Claims
- 1. A method of optimizing the selection of one or more databases from a plurality of during query searching comprising the steps of:
interrogating the various databases with test queries made up of keywords from keyword sets for each of the databases; using Euclidean analysis to determine if keywords from the keyword sets fall within clusters; and determining predominant databases for interrogating in a particular cluster when a search is to be performed and search terms of the query fall within that cluster.
- 2. The method of claim 1, wherein determining the predominant databases for a cluster involves selecting the databases providing the most search queries falling within that cluster.
- 3. The method of claim 1, wherein determining the predominant databases includes analyzing the search results of the test queries to determine which databases contributed the most significant references.
- 4. The method of claim 1, wherein the determination of the most significant references is based on ranking of the documents by their raw ranking data.
- 5. The method of claim 4, wherein base and meta learners are used in determining the ranking.
- 6. The method of claim 1, wherein the sets of training queries are typical queries to each of the databases.
- 7. The method of claim 1, wherein the sets of queries are generated by an analysis of the documents in each of the databases.
- 8. A computer program product on a computer usable medium for optimizing the selection of databases to be interrogated during query searching comprising:
software for interrogating the various databases with test queries made up of keywords from keyword sets for each of the databases; software for using Euclidean analysis to determine if keywords from the keyword sets fall within clusters; and software for determining dominant databases for interrogating in a particular cluster when a search is to be performed and the search terms of the query fall within that cluster.
- 9. The computer program product of claim 8, wherein the software for determining the dominant databases for a cluster involves software for selecting the databases providing the most search queries falling within that cluster.
- 10. The computer program product of claim 1, wherein the software for determining the dominant databases includes analyzing the search results of the test queries to determine which databases contributed the most significant references.

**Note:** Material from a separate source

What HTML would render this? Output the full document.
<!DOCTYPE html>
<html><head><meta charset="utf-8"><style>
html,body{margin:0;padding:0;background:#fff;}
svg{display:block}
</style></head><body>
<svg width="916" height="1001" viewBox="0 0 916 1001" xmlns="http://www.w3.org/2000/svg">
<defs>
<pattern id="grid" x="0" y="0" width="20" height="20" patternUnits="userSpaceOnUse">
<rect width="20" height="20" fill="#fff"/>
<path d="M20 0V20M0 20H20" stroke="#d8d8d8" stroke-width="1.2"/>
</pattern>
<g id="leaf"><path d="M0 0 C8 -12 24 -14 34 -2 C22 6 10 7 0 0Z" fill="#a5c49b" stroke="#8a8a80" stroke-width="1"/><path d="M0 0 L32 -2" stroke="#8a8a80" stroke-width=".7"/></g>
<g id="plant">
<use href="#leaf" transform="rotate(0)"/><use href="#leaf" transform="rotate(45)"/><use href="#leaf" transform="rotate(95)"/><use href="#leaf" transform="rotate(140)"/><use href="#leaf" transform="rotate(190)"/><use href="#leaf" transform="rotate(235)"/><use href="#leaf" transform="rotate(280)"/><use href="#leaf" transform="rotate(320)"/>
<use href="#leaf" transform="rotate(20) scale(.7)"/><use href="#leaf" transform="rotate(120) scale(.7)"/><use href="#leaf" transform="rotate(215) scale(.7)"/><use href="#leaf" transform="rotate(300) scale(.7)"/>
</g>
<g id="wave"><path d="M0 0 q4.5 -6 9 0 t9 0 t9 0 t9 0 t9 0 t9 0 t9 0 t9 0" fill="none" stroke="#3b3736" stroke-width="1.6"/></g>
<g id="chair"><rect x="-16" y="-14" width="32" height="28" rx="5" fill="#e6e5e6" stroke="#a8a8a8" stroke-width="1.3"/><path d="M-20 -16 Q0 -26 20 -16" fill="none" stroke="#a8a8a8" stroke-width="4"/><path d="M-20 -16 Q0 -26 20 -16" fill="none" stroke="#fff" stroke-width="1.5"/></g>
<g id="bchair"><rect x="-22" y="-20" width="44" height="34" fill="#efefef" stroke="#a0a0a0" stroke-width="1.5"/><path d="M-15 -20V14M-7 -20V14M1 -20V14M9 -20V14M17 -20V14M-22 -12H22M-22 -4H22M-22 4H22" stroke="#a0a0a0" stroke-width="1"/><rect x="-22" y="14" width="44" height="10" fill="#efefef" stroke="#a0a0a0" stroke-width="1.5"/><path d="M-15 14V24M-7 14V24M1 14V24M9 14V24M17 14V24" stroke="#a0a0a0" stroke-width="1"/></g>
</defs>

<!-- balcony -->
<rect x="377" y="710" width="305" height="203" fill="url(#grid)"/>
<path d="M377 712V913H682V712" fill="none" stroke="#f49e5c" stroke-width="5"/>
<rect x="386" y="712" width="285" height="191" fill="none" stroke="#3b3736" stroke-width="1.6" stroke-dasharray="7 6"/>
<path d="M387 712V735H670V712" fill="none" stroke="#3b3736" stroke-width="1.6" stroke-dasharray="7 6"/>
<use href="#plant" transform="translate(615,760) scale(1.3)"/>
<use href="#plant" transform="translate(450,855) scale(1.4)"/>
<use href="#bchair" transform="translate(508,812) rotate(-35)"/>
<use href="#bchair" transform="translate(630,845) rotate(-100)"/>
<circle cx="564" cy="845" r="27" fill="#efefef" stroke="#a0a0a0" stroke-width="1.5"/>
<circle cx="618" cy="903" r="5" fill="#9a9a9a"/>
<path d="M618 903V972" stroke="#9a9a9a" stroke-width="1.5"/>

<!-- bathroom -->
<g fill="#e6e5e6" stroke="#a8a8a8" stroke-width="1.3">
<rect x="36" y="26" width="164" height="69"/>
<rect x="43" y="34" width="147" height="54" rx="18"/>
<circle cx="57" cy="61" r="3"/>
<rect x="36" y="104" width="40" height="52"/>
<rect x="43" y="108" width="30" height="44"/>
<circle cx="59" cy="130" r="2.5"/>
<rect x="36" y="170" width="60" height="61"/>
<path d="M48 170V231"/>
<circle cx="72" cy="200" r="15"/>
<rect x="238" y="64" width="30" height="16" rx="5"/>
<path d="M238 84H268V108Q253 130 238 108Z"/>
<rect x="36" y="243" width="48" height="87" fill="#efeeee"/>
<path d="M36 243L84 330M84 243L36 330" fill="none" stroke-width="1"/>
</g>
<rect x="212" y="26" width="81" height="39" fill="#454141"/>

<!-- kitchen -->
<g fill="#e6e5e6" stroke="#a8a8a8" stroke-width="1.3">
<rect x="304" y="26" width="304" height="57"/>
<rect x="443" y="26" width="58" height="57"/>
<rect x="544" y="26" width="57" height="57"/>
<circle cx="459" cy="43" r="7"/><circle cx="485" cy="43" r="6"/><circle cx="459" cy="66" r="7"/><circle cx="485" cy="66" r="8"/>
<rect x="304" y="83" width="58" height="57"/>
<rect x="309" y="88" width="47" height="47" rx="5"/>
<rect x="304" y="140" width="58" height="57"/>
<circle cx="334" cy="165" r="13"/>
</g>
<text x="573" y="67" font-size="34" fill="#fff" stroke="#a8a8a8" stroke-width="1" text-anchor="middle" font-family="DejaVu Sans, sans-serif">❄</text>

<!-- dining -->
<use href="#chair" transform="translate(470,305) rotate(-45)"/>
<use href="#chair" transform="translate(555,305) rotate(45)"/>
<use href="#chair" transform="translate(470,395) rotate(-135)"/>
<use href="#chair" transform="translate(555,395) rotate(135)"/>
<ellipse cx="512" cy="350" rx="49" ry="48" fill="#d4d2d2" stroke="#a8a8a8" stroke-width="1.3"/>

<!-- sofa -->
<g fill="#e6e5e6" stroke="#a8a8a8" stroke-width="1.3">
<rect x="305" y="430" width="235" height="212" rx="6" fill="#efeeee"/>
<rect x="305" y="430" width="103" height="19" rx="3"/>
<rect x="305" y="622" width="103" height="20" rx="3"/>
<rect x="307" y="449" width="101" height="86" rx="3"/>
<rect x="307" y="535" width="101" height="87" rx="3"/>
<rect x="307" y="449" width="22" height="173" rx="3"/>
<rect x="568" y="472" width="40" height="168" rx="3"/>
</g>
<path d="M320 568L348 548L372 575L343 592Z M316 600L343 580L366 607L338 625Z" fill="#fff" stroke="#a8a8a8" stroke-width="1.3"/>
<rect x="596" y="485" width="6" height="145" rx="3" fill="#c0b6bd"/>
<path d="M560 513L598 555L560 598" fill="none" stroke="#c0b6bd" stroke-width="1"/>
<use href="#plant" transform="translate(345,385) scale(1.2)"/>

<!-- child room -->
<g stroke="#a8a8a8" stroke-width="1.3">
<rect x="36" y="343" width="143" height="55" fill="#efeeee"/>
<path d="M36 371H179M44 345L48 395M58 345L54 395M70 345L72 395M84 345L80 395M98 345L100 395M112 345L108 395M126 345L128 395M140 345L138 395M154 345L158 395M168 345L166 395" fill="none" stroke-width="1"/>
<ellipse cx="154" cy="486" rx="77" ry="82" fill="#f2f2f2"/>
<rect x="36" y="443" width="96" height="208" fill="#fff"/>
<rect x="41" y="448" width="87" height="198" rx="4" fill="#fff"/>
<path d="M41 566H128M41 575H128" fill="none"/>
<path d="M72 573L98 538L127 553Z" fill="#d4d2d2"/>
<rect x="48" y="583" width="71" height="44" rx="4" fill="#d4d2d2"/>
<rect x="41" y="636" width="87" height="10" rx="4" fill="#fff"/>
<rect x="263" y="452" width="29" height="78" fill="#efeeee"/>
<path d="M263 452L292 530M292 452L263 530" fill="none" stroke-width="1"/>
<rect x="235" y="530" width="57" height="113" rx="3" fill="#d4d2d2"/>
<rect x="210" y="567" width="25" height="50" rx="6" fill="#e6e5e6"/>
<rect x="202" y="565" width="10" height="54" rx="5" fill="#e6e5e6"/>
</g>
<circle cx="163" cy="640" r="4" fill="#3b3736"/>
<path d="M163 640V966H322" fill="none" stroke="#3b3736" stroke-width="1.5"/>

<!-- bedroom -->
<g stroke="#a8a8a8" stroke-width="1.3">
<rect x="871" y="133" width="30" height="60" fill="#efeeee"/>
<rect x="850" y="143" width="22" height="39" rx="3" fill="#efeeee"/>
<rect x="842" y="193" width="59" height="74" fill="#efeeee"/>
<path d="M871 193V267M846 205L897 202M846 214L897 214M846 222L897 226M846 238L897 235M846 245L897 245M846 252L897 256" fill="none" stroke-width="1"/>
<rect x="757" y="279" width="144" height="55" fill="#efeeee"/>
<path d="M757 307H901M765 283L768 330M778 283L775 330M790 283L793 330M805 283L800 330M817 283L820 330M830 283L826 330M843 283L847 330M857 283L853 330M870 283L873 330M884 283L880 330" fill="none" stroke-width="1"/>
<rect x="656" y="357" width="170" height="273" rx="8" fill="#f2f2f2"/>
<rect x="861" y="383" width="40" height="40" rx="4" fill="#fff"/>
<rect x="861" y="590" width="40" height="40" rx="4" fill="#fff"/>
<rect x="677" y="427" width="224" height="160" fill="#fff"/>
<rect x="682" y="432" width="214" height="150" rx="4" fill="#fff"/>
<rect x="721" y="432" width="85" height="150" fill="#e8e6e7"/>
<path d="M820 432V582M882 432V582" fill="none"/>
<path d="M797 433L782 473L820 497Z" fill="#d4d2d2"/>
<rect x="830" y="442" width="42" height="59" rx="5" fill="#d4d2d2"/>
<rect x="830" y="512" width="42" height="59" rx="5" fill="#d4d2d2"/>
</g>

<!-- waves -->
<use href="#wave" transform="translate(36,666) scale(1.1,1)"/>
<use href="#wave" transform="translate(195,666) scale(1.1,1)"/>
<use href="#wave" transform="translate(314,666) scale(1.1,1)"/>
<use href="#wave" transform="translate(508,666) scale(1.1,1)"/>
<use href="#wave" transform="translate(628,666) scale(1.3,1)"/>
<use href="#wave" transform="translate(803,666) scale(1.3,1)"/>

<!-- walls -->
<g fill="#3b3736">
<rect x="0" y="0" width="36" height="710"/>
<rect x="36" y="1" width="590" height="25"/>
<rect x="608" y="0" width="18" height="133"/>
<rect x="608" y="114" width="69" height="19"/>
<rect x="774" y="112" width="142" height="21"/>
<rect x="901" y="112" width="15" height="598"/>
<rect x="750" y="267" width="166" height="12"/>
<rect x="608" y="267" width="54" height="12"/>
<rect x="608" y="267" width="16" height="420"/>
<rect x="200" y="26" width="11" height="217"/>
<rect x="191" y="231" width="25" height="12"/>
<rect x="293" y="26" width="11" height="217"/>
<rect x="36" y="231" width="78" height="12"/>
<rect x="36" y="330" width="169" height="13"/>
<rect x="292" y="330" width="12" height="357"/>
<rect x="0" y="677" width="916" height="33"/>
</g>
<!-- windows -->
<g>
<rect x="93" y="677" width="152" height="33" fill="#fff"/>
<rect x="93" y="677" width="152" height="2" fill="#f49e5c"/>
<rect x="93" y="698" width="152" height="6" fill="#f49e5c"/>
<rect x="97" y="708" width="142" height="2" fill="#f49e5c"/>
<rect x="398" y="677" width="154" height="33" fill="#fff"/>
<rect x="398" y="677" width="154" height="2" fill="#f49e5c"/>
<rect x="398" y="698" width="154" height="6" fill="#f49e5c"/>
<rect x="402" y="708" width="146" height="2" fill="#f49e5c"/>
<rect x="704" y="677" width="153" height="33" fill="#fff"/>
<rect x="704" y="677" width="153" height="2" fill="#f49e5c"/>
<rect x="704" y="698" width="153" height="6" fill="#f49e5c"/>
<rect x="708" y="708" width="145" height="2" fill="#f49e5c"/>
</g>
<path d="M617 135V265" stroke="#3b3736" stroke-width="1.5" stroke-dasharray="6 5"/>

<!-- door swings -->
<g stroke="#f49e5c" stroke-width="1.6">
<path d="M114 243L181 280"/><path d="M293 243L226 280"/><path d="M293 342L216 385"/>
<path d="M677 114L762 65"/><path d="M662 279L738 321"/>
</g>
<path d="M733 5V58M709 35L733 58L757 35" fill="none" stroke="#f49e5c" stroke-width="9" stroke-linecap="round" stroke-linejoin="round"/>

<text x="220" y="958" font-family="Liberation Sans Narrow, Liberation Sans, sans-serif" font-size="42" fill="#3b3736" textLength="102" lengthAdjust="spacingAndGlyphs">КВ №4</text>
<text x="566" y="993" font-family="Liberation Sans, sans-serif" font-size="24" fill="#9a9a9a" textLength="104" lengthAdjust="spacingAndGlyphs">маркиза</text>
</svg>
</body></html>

- 11. The computer program product of claim 8, wherein the software for determination of the most significant references is based on ranking of the documents by their raw ranking data.
- 12. The computer program product of claim 11, wherein software for base and meta learners are used in determining the ranking.
- 13. The computer program product of claim 8, wherein the sets of training queries are typical queries to each of the databases.
- 14. The computer program product of claim 1, wherein the sets of queries are generated by an analysis of the documents in each of the databases.
- 15. A computer program product on a computer usable medium for optimizing the selection of databases to be interrogated during query searching comprising:
software for determining if search terms T of a search query Ss fall within a cluster predetermined by Euclidean analysis using sets of test queries St; and software for limiting access by the search query Ss to that subset of the databases predetermined to be dominant cluster by using the sets of test queries St.
- 16. The computer program product of claim 15 wherein the predetermining of the dominant databases for a cluster is based on those databases providing the most test queries falling within that cluster.
- 17. The computer program product of claim 15 wherein the predetermining of the dominant databases for a cluster is based on databases providing test queries which contributed the most significant references.
RELATED APPLICATIONS
[0001] U.S. patent application Ser. No. xx/xxx,xxx (YOR920020107US1) filed on even date herewith and entitled “Query Routing Based on Feature Learning of Data Sources.”